***** Exercise material *****

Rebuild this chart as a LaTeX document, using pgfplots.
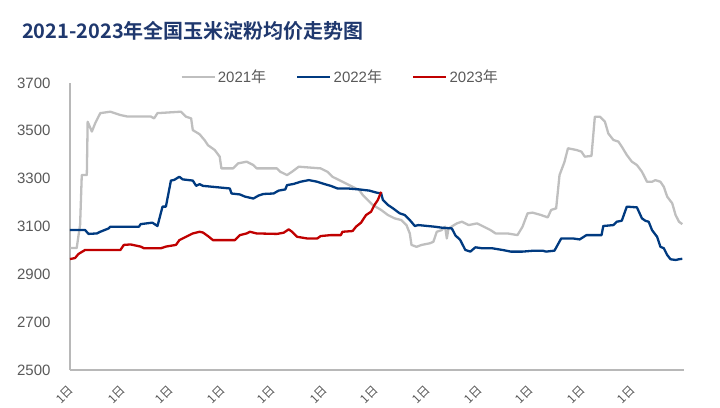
\documentclass[border=0pt]{standalone}
\usepackage{pgfplots}
\pgfplotsset{compat=1.18}
\usepackage{fontspec}
\setmainfont{Liberation Sans}
\newfontfamily\cjk[BoldFont={Noto Sans CJK SC Bold}]{Noto Sans CJK SC}
\definecolor{c21}{RGB}{191,191,191}
\definecolor{c22}{RGB}{0,58,128}
\definecolor{c23}{RGB}{192,0,0}
\definecolor{titlec}{RGB}{31,56,110}
\definecolor{tickc}{RGB}{89,89,89}
\begin{document}
\begin{tikzpicture}
\useasboundingbox (-70pt,-37pt) rectangle (650pt,370pt);
\node[anchor=west,font={\cjk\bfseries\fontsize{20}{20}\selectfont},text=titlec,inner sep=0pt] at (-48pt,339pt) {2021-2023年全国玉米淀粉均价走势图};
\begin{axis}[
  at={(0pt,0pt)}, anchor=south west,
  scale only axis, width=614pt, height=287pt,
  xmin=0, xmax=365, ymin=2500, ymax=3700,
  axis x line*=bottom, axis y line*=left,
  axis line style={draw=black!28, line width=1.4pt, -},
  major tick length=0pt,
  ytick={2500,2700,2900,3100,3300,3500,3700},
  xtick={0,31,59,90,120,151,181,212,243,273,304,334},
  xticklabels={1日,1日,1日,1日,1日,1日,1日,1日,1日,1日,1日,1日},
  xticklabel style={rotate=45, anchor=east, font={\cjk\fontsize{12}{12}\selectfont}, text=tickc, yshift=-14pt, xshift=-11pt, inner sep=1pt},
  yticklabel style={font=\fontsize{15}{15}\selectfont, text=tickc, anchor=east, xshift=-16pt},
  /pgf/number format/assume math mode=true,
  /pgf/number format/1000 sep={},
  legend style={draw=none, at={(0.44,1.021)}, anchor=center, legend columns=3, font=\fontsize{15}{15}\selectfont, text=tickc, /tikz/every even column/.append style={column sep=28pt}, inner sep=0pt},
  legend image code/.code={\draw[#1, line width=2.5pt] (0pt,0pt) -- (33pt,0pt);},
  every axis plot/.append style={line width=2.3pt, line join=round, no markers},
]
\addplot[c21] coordinates {(0,3010)(4,3010)(5,3060)(6,3106)(7,3315)(10,3315)(10.5,3538)(13,3497)(15,3532)(18,3574)(24,3580)(30,3566)(34,3560)(48,3560)(50,3552)(52,3574)(59,3577)(66,3580)(69,3559)(72,3552)(73,3503)(77,3486)(80,3461)(82,3440)(86,3420)(89,3392)(90,3343)(97,3343)(100,3364)(105,3371)(109,3357)(111,3343)(123,3343)(125,3329)(129,3315)(132,3329)(136,3350)(149,3343)(153,3329)(156,3308)(160,3294)(166,3273)(170,3259)(172,3252)(174,3232)(178,3204)(180,3190)(185,3169)(189,3148)(193,3134)(197,3127)(200,3106)(202,3071)(203,3023)(206,3015)(209,3023)(214,3030)(216,3036)(218,3078)(221,3085)(223,3099)(224,3050)(225,3092)(230,3113)(233,3120)(237,3106)(242,3113)(246,3099)(250,3085)(253,3071)(260,3071)(266,3064)(269,3099)(272,3155)(275,3158)(280,3148)(284,3138)(286,3169)(289,3176)(291,3315)(294,3371)(296,3427)(301,3420)(304,3413)(306,3392)(310,3395)(312,3559)(315,3559)(318,3538)(320,3489)(323,3462)(326,3455)(328,3434)(331,3399)(334,3371)(337,3357)(340,3329)(343,3287)(346,3287)(348,3294)(351,3287)(353,3266)(355,3225)(358,3197)(360,3148)(362,3120)(364,3110)};
\addlegendentry{2021{\cjk 年}}
\addplot[c22] coordinates {(0,3085)(9,3085)(11,3069)(16,3071)(18,3078)(23,3092)(24,3099)(41,3099)(42,3110)(49,3116)(52,3102)(55,3183)(57,3183)(60,3292)(62,3295)(65,3308)(67,3297)(73,3292)(75,3270)(77,3277)(79,3270)(95,3259)(96,3238)(101,3234)(104,3225)(109,3217)(112,3229)(115,3236)(121,3238)(124,3250)(128,3255)(129,3273)(133,3278)(137,3287)(142,3294)(147,3287)(151,3278)(155,3270)(159,3259)(165,3259)(172,3255)(178,3250)(182,3242)(185,3238)(186,3211)(189,3190)(192,3176)(196,3155)(199,3148)(202,3127)(205,3102)(207,3106)(217,3099)(221,3095)(227,3092)(229,3064)(232,3043)(235,3002)(238,2995)(241,3013)(245,3009)(251,3009)(257,3002)(262,2995)(269,2995)(276,2999)(281,2999)(283,2995)(288,2999)(292,3050)(299,3050)(303,3046)(307,3064)(316,3064)(317,3102)(323,3106)(325,3120)(328,3124)(331,3183)(337,3180)(340,3134)(342,3124)(344,3120)(346,3085)(349,3057)(351,3015)(353,3009)(355,2981)(357,2963)(360,2960)(362,2963)(364,2965)};
\addlegendentry{2022{\cjk 年}}
\addplot[c23] coordinates {(0,2964)(3,2968)(5,2985)(9,3002)(30,3002)(32,3023)(36,3025)(42,3016)(44,3009)(54,3009)(57,3016)(63,3023)(65,3043)(69,3057)(73,3071)(77,3078)(79,3075)(82,3060)(85,3043)(98,3043)(101,3064)(105,3071)(107,3078)(111,3071)(123,3069)(127,3074)(130,3088)(132,3078)(135,3057)(141,3050)(147,3050)(149,3060)(155,3064)(161,3064)(162,3078)(168,3081)(170,3099)(173,3116)(176,3148)(179,3162)(181,3190)(183,3211)(185,3245)};
\addlegendentry{2023{\cjk 年}}
\end{axis}
\end{tikzpicture}
\end{document}
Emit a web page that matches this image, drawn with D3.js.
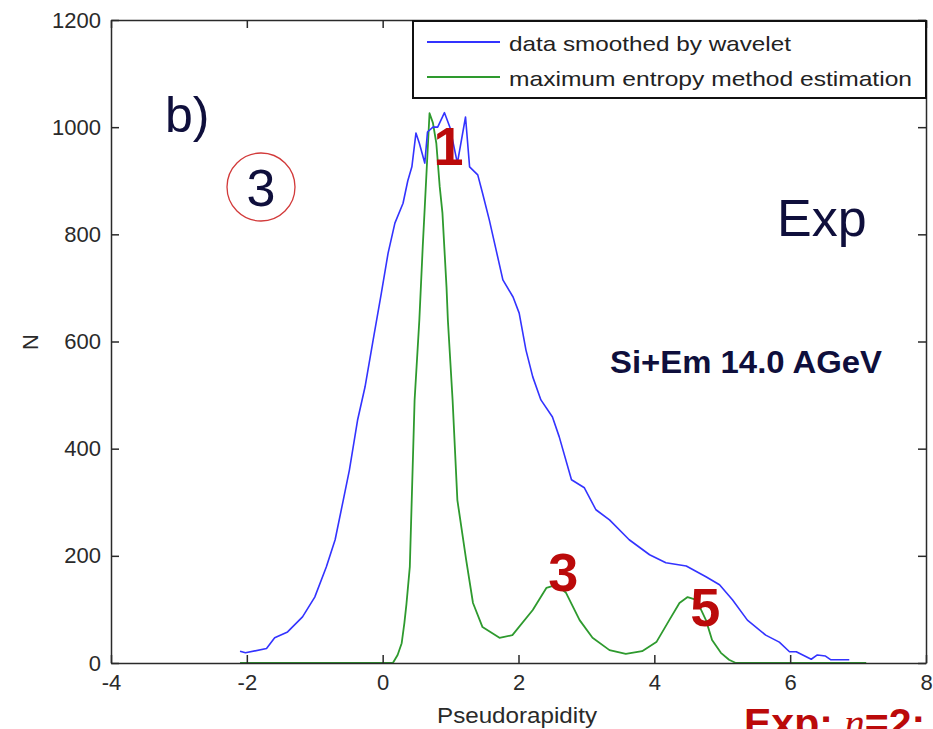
<!DOCTYPE html>
<html>
<head>
<meta charset="utf-8">
<script src="https://cdn.jsdelivr.net/npm/d3@7/dist/d3.min.js"></script>
<style>
  html, body { margin: 0; padding: 0; background: #ffffff; }
  svg { display: block; }
  text { font-family: "Liberation Sans", Arial, Helvetica, sans-serif; }
</style>
</head>
<body>
<svg id="chart" width="933" height="729"></svg>
<script>
// ---- data ----
const xTicks = [-4, -2, 0, 2, 4, 6, 8];
const yTicks = [0, 200, 400, 600, 800, 1000, 1200];

const blueX = [-2.10, -2.02, -1.71, -1.59, -1.40, -1.18, -1.00, -0.83, -0.70, -0.58,
               -0.49, -0.37, -0.26, -0.14, -0.02, 0.08, 0.18, 0.30, 0.37, 0.43,
               0.49, 0.54, 0.62, 0.66, 0.74, 0.81, 0.91, 0.99, 1.10, 1.22,
               1.28, 1.40, 1.47, 1.57, 1.67, 1.77, 1.92, 2.01, 2.11, 2.21,
               2.33, 2.50, 2.60, 2.78, 2.97, 3.14, 3.34, 3.63, 3.93, 4.17,
               4.47, 4.76, 4.96, 5.15, 5.37, 5.64, 5.84, 5.99, 6.09, 6.31,
               6.40, 6.52, 6.60, 6.87];
const blueN = [22, 19, 27, 47, 58, 86, 123, 179, 230, 304,
               360, 453, 515, 603, 690, 765, 821, 858, 900, 926,
               989, 970, 933, 991, 1000, 1000, 1027, 1000, 933, 1019,
               926, 911, 877, 827, 771, 715, 683, 653, 584, 534,
               491, 459, 422, 342, 327, 286, 267, 230, 202, 187,
               181, 161, 146, 118, 80, 52, 39, 21, 21, 7,
               15, 13, 6, 6];

const greenX = [-2.10, -0.34, 0.15, 0.22, 0.28, 0.32, 0.35, 0.40, 0.47, 0.54,
                0.59, 0.62, 0.65, 0.69, 0.74, 0.79, 0.84, 0.88, 0.91, 0.94,
                0.96, 1.03, 1.10, 1.23, 1.33, 1.47, 1.72, 1.91, 2.21, 2.41,
                2.56, 2.70, 2.90, 3.09, 3.34, 3.58, 3.82, 4.03, 4.22, 4.37,
                4.49, 4.62, 4.76, 4.85, 4.98, 5.10, 5.20, 7.12];
const greenN = [0, 0, 0, 15, 37, 75, 110, 180, 490, 640,
                777, 851, 926, 1026, 1008, 970, 889, 840, 771, 702,
                640, 490, 304, 192, 112, 67, 47, 52, 99, 140,
                146, 131, 80, 47, 24, 17, 22, 39, 80, 112,
                123, 118, 80, 43, 19, 6, 0, 0];

const seriesNames = ["data smoothed by wavelet", "maximum entropy method estimation"];
const seriesColors = ["#3333ff", "#2e9a2e"];

const peakLabels = [
  { text: "1", x: 0.97, n: 930 },
  { text: "3", x: 2.66, n: 135 },
  { text: "5", x: 4.75, n: 69 }
];

// ---- layout ----
const W = 933, H = 729;
const L = 111, R = 926, T = 20, B = 663;
const svg = d3.select("#chart");
svg.append("rect").attr("width", W).attr("height", H).attr("fill", "#fff");

const x = d3.scaleLinear().domain([-4, 8]).range([L, R]);
const y = d3.scaleLinear().domain([0, 1200]).range([B, T]);

const axisColor = "#2a2a2a";
const tickFont = 22;
const fmt = d => String(d);

// lines
const line = d3.line().x(d => x(d[0])).y(d => y(d[1]));
const blueData = blueX.map((v, i) => [v, blueN[i]]);
const greenData = greenX.map((v, i) => [v, greenN[i]]);

svg.append("path").datum(greenData)
  .attr("d", line).attr("fill", "none")
  .attr("stroke", seriesColors[1]).attr("stroke-width", 1.8)
  .attr("stroke-linejoin", "round");
svg.append("path").datum(blueData)
  .attr("d", line).attr("fill", "none")
  .attr("stroke", seriesColors[0]).attr("stroke-width", 1.6)
  .attr("stroke-linejoin", "round");

// axes (MATLAB box style, inward ticks)
function styleAxis(g) {
  g.selectAll("path").attr("stroke", axisColor).attr("stroke-width", 1.5);
  g.selectAll("line").attr("stroke", axisColor).attr("stroke-width", 1.5);
  g.selectAll("text").attr("fill", axisColor).attr("font-size", tickFont)
    .attr("font-family", "'Liberation Sans', Arial, sans-serif");
}
svg.append("g").attr("transform", `translate(0,${B})`)
  .call(d3.axisBottom(x).tickValues(xTicks).tickSizeInner(-8).tickSizeOuter(0).tickPadding(11).tickFormat(fmt))
  .call(styleAxis);
svg.append("g").attr("transform", `translate(${L},0)`)
  .call(d3.axisLeft(y).tickValues(yTicks).tickSizeInner(-8).tickSizeOuter(0).tickPadding(10).tickFormat(fmt))
  .call(styleAxis);
svg.append("g").attr("transform", `translate(0,${T})`)
  .call(d3.axisTop(x).tickValues(xTicks).tickSizeInner(-8).tickSizeOuter(0).tickFormat(""))
  .call(styleAxis);
svg.append("g").attr("transform", `translate(${R},0)`)
  .call(d3.axisRight(y).tickValues(yTicks).tickSizeInner(-8).tickSizeOuter(0).tickFormat(""))
  .call(styleAxis);

// axis labels
svg.append("text").attr("x", 517).attr("y", 723).attr("text-anchor", "middle")
  .attr("font-size", 22).attr("fill", axisColor)
  .attr("textLength", 160).attr("lengthAdjust", "spacingAndGlyphs")
  .text("Pseudorapidity");
svg.append("text").attr("transform", "translate(38,342) rotate(-90)")
  .attr("text-anchor", "middle").attr("font-size", 22).attr("fill", axisColor)
  .text("N");

// legend
const lg = svg.append("g");
lg.append("rect").attr("x", 413).attr("y", 21).attr("width", 513).attr("height", 77)
  .attr("fill", "#fff").attr("stroke", "#111").attr("stroke-width", 2);
const legendRows = [42, 77];
const legendLens = [282, 403];
seriesNames.forEach((name, i) => {
  lg.append("line").attr("x1", 427).attr("x2", 500)
    .attr("y1", legendRows[i]).attr("y2", legendRows[i])
    .attr("stroke", seriesColors[i]).attr("stroke-width", 1.8);
  lg.append("text").attr("x", 509).attr("y", legendRows[i] + 9)
    .attr("font-size", 21).attr("fill", "#222")
    .attr("textLength", legendLens[i]).attr("lengthAdjust", "spacingAndGlyphs")
    .text(name);
});

// annotations
const navy = "#0f0f3c";
const red = "#bb0a0a";
svg.append("text").attr("x", 165).attr("y", 132).attr("font-size", 50)
  .attr("fill", navy).text("b)");
svg.append("circle").attr("cx", 261).attr("cy", 187).attr("r", 34)
  .attr("fill", "none").attr("stroke", "#d23a3a").attr("stroke-width", 1.3);
svg.append("text").attr("x", 261).attr("y", 206).attr("text-anchor", "middle")
  .attr("font-size", 52).attr("fill", navy).text("3");
svg.append("text").attr("x", 777).attr("y", 236).attr("font-size", 52)
  .attr("fill", navy).text("Exp");
svg.append("text").attr("x", 610).attr("y", 373).attr("font-size", 32)
  .attr("font-weight", "bold").attr("fill", navy)
  .attr("textLength", 272).attr("lengthAdjust", "spacingAndGlyphs")
  .text("Si+Em 14.0 AGeV");

peakLabels.forEach(p => {
  svg.append("text").attr("x", x(p.x)).attr("y", y(p.n))
    .attr("text-anchor", "middle").attr("font-size", 54)
    .attr("font-weight", "bold").attr("fill", red).text(p.text);
});

const bottomTxt = svg.append("text").attr("x", 744).attr("y", 737)
  .attr("font-size", 41).attr("font-weight", "bold").attr("fill", red);
bottomTxt.append("tspan").text("Exp: ");
bottomTxt.append("tspan").attr("font-family", "'Liberation Serif', 'DejaVu Serif', serif")
  .attr("font-style", "italic").attr("font-weight", "normal").text("n");
bottomTxt.append("tspan").text("=2:");
</script>
</body>
</html>
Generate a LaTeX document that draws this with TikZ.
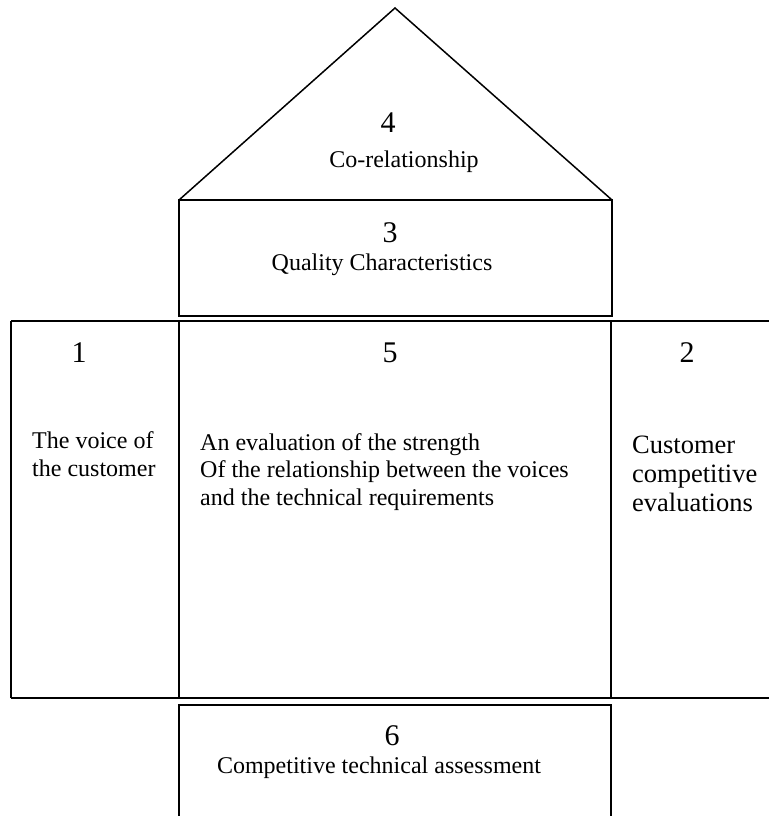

*****

* **What you need to do**: Using the entries above, repeat exactly the lines from the one with "Emit a web page" to the one with "const yTicks = [0, 200, 400, 600, 800, 1000, 1200];", both included, and leave the pictures behind.

* **Correct output**:
Emit a web page that matches this image, drawn with D3.js.
<!DOCTYPE html>
<html>
<head>
<meta charset="utf-8">
<script src="https://cdn.jsdelivr.net/npm/d3@7/dist/d3.min.js"></script>
<style>
  html, body { margin: 0; padding: 0; background: #ffffff; }
  svg { display: block; }
  text { font-family: "Liberation Sans", Arial, Helvetica, sans-serif; }
</style>
</head>
<body>
<svg id="chart" width="933" height="729"></svg>
<script>
// ---- data ----
const xTicks = [-4, -2, 0, 2, 4, 6, 8];
const yTicks = [0, 200, 400, 600, 800, 1000, 1200];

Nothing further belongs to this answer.